START

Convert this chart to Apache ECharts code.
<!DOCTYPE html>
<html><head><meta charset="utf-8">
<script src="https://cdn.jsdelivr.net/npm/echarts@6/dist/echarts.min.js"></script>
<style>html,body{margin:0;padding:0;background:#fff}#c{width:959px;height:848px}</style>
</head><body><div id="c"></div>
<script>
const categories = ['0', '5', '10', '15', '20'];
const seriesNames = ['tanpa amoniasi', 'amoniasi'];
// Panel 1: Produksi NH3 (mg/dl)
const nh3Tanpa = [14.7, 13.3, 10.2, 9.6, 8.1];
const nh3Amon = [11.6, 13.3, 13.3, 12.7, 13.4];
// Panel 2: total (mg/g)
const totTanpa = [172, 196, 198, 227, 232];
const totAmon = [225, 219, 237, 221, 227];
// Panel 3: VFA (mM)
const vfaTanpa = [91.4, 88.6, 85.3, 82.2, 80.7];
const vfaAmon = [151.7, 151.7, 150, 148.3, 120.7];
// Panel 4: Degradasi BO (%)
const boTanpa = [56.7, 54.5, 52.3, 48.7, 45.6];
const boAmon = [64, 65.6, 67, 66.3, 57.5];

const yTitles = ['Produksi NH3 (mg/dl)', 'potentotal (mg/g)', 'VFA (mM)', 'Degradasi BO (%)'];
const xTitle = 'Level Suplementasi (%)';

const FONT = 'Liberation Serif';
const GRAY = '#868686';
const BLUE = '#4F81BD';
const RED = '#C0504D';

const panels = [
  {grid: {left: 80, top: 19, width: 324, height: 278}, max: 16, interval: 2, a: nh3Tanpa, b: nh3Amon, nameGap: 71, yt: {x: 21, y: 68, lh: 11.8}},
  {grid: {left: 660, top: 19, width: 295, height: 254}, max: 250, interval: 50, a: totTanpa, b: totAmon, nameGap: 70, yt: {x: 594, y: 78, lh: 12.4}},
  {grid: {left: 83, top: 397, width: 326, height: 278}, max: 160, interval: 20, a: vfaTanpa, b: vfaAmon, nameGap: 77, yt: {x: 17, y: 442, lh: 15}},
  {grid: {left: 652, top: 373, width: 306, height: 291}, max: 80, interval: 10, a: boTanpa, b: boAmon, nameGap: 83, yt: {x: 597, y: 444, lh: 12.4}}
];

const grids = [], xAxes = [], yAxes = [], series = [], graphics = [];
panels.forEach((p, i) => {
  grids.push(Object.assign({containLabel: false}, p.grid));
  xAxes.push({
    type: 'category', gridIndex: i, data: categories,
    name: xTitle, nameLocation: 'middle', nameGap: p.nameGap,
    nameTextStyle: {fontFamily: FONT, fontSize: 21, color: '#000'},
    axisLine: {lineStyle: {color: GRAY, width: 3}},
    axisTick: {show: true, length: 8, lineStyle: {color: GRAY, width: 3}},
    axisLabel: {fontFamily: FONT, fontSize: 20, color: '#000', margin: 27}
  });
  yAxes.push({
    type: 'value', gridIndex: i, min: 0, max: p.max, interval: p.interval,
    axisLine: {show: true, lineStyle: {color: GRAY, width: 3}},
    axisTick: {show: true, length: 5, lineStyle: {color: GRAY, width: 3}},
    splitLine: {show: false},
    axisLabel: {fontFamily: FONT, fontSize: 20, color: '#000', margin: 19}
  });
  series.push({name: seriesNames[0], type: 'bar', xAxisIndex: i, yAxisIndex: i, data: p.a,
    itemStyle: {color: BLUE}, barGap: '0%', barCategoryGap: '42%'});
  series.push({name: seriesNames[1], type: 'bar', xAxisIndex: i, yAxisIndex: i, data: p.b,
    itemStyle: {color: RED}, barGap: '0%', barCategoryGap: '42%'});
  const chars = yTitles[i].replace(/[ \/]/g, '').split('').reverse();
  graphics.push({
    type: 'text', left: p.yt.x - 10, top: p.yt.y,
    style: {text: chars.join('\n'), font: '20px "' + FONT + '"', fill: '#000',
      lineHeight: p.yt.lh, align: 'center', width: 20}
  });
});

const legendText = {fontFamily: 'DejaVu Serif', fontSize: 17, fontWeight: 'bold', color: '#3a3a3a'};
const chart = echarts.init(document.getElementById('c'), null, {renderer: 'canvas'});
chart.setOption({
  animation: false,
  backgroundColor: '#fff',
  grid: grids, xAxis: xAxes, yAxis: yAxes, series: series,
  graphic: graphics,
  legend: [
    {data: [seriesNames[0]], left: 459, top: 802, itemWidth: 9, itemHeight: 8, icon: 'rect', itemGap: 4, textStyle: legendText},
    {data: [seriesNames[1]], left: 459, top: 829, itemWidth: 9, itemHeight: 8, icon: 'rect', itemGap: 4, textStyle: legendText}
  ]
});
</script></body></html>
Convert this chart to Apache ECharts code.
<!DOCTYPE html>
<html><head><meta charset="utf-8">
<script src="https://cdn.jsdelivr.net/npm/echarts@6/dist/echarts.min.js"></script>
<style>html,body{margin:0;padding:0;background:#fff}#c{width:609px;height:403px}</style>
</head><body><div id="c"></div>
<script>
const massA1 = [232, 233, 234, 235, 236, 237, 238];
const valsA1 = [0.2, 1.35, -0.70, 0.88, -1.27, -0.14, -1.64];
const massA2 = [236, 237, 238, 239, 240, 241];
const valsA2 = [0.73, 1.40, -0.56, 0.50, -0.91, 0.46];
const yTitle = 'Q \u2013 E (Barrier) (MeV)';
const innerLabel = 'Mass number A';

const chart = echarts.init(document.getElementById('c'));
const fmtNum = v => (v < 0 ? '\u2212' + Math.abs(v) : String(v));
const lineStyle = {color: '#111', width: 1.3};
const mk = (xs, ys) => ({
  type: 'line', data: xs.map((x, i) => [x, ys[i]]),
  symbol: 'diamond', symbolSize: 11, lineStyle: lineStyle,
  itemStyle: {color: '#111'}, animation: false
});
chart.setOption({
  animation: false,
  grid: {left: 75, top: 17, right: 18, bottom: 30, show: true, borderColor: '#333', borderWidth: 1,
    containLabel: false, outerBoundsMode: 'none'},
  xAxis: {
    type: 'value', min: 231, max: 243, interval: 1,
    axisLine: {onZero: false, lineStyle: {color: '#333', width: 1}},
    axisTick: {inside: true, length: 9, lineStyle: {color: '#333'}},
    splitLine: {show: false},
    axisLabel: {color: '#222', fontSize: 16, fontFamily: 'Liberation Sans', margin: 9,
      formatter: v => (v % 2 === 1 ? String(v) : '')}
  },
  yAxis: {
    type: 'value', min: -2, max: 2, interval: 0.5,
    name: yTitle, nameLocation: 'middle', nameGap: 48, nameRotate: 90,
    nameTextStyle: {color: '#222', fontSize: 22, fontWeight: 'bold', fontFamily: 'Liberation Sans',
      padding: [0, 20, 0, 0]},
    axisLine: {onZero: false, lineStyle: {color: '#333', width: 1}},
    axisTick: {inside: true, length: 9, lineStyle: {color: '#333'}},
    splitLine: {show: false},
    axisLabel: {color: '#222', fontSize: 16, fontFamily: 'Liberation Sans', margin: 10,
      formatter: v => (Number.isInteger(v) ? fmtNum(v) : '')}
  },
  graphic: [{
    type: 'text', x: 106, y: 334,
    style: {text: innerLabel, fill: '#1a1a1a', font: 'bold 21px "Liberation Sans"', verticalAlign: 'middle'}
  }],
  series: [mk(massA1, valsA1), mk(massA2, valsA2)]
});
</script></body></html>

END

Aim of the exercise: Go through the listing and copy all of it exactly.

Task result:
Convert this chart to Apache ECharts code.
<!DOCTYPE html>
<html><head><meta charset="utf-8">
<script src="https://cdn.jsdelivr.net/npm/echarts@6/dist/echarts.min.js"></script>
<style>html,body{margin:0;padding:0;background:#fff}#c{width:959px;height:848px}</style>
</head><body><div id="c"></div>
<script>
const categories = ['0', '5', '10', '15', '20'];
const seriesNames = ['tanpa amoniasi', 'amoniasi'];
// Panel 1: Produksi NH3 (mg/dl)
const nh3Tanpa = [14.7, 13.3, 10.2, 9.6, 8.1];
const nh3Amon = [11.6, 13.3, 13.3, 12.7, 13.4];
// Panel 2: total (mg/g)
const totTanpa = [172, 196, 198, 227, 232];
const totAmon = [225, 219, 237, 221, 227];
// Panel 3: VFA (mM)
const vfaTanpa = [91.4, 88.6, 85.3, 82.2, 80.7];
const vfaAmon = [151.7, 151.7, 150, 148.3, 120.7];
// Panel 4: Degradasi BO (%)
const boTanpa = [56.7, 54.5, 52.3, 48.7, 45.6];
const boAmon = [64, 65.6, 67, 66.3, 57.5];

const yTitles = ['Produksi NH3 (mg/dl)', 'potentotal (mg/g)', 'VFA (mM)', 'Degradasi BO (%)'];
const xTitle = 'Level Suplementasi (%)';

const FONT = 'Liberation Serif';
const GRAY = '#868686';
const BLUE = '#4F81BD';
const RED = '#C0504D';

const panels = [
  {grid: {left: 80, top: 19, width: 324, height: 278}, max: 16, interval: 2, a: nh3Tanpa, b: nh3Amon, nameGap: 71, yt: {x: 21, y: 68, lh: 11.8}},
  {grid: {left: 660, top: 19, width: 295, height: 254}, max: 250, interval: 50, a: totTanpa, b: totAmon, nameGap: 70, yt: {x: 594, y: 78, lh: 12.4}},
  {grid: {left: 83, top: 397, width: 326, height: 278}, max: 160, interval: 20, a: vfaTanpa, b: vfaAmon, nameGap: 77, yt: {x: 17, y: 442, lh: 15}},
  {grid: {left: 652, top: 373, width: 306, height: 291}, max: 80, interval: 10, a: boTanpa, b: boAmon, nameGap: 83, yt: {x: 597, y: 444, lh: 12.4}}
];

const grids = [], xAxes = [], yAxes = [], series = [], graphics = [];
panels.forEach((p, i) => {
  grids.push(Object.assign({containLabel: false}, p.grid));
  xAxes.push({
    type: 'category', gridIndex: i, data: categories,
    name: xTitle, nameLocation: 'middle', nameGap: p.nameGap,
    nameTextStyle: {fontFamily: FONT, fontSize: 21, color: '#000'},
    axisLine: {lineStyle: {color: GRAY, width: 3}},
    axisTick: {show: true, length: 8, lineStyle: {color: GRAY, width: 3}},
    axisLabel: {fontFamily: FONT, fontSize: 20, color: '#000', margin: 27}
  });
  yAxes.push({
    type: 'value', gridIndex: i, min: 0, max: p.max, interval: p.interval,
    axisLine: {show: true, lineStyle: {color: GRAY, width: 3}},
    axisTick: {show: true, length: 5, lineStyle: {color: GRAY, width: 3}},
    splitLine: {show: false},
    axisLabel: {fontFamily: FONT, fontSize: 20, color: '#000', margin: 19}
  });
  series.push({name: seriesNames[0], type: 'bar', xAxisIndex: i, yAxisIndex: i, data: p.a,
    itemStyle: {color: BLUE}, barGap: '0%', barCategoryGap: '42%'});
  series.push({name: seriesNames[1], type: 'bar', xAxisIndex: i, yAxisIndex: i, data: p.b,
    itemStyle: {color: RED}, barGap: '0%', barCategoryGap: '42%'});
  const chars = yTitles[i].replace(/[ \/]/g, '').split('').reverse();
  graphics.push({
    type: 'text', left: p.yt.x - 10, top: p.yt.y,
    style: {text: chars.join('\n'), font: '20px "' + FONT + '"', fill: '#000',
      lineHeight: p.yt.lh, align: 'center', width: 20}
  });
});

const legendText = {fontFamily: 'DejaVu Serif', fontSize: 17, fontWeight: 'bold', color: '#3a3a3a'};
const chart = echarts.init(document.getElementById('c'), null, {renderer: 'canvas'});
chart.setOption({
  animation: false,
  backgroundColor: '#fff',
  grid: grids, xAxis: xAxes, yAxis: yAxes, series: series,
  graphic: graphics,
  legend: [
    {data: [seriesNames[0]], left: 459, top: 802, itemWidth: 9, itemHeight: 8, icon: 'rect', itemGap: 4, textStyle: legendText},
    {data: [seriesNames[1]], left: 459, top: 829, itemWidth: 9, itemHeight: 8, icon: 'rect', itemGap: 4, textStyle: legendText}
  ]
});
</script></body></html>
Convert this chart to Apache ECharts code.
<!DOCTYPE html>
<html><head><meta charset="utf-8">
<script src="https://cdn.jsdelivr.net/npm/echarts@6/dist/echarts.min.js"></script>
<style>html,body{margin:0;padding:0;background:#fff}#c{width:609px;height:403px}</style>
</head><body><div id="c"></div>
<script>
const massA1 = [232, 233, 234, 235, 236, 237, 238];
const valsA1 = [0.2, 1.35, -0.70, 0.88, -1.27, -0.14, -1.64];
const massA2 = [236, 237, 238, 239, 240, 241];
const valsA2 = [0.73, 1.40, -0.56, 0.50, -0.91, 0.46];
const yTitle = 'Q \u2013 E (Barrier) (MeV)';
const innerLabel = 'Mass number A';

const chart = echarts.init(document.getElementById('c'));
const fmtNum = v => (v < 0 ? '\u2212' + Math.abs(v) : String(v));
const lineStyle = {color: '#111', width: 1.3};
const mk = (xs, ys) => ({
  type: 'line', data: xs.map((x, i) => [x, ys[i]]),
  symbol: 'diamond', symbolSize: 11, lineStyle: lineStyle,
  itemStyle: {color: '#111'}, animation: false
});
chart.setOption({
  animation: false,
  grid: {left: 75, top: 17, right: 18, bottom: 30, show: true, borderColor: '#333', borderWidth: 1,
    containLabel: false, outerBoundsMode: 'none'},
  xAxis: {
    type: 'value', min: 231, max: 243, interval: 1,
    axisLine: {onZero: false, lineStyle: {color: '#333', width: 1}},
    axisTick: {inside: true, length: 9, lineStyle: {color: '#333'}},
    splitLine: {show: false},
    axisLabel: {color: '#222', fontSize: 16, fontFamily: 'Liberation Sans', margin: 9,
      formatter: v => (v % 2 === 1 ? String(v) : '')}
  },
  yAxis: {
    type: 'value', min: -2, max: 2, interval: 0.5,
    name: yTitle, nameLocation: 'middle', nameGap: 48, nameRotate: 90,
    nameTextStyle: {color: '#222', fontSize: 22, fontWeight: 'bold', fontFamily: 'Liberation Sans',
      padding: [0, 20, 0, 0]},
    axisLine: {onZero: false, lineStyle: {color: '#333', width: 1}},
    axisTick: {inside: true, length: 9, lineStyle: {color: '#333'}},
    splitLine: {show: false},
    axisLabel: {color: '#222', fontSize: 16, fontFamily: 'Liberation Sans', margin: 10,
      formatter: v => (Number.isInteger(v) ? fmtNum(v) : '')}
  },
  graphic: [{
    type: 'text', x: 106, y: 334,
    style: {text: innerLabel, fill: '#1a1a1a', font: 'bold 21px "Liberation Sans"', verticalAlign: 'middle'}
  }],
  series: [mk(massA1, valsA1), mk(massA2, valsA2)]
});
</script></body></html>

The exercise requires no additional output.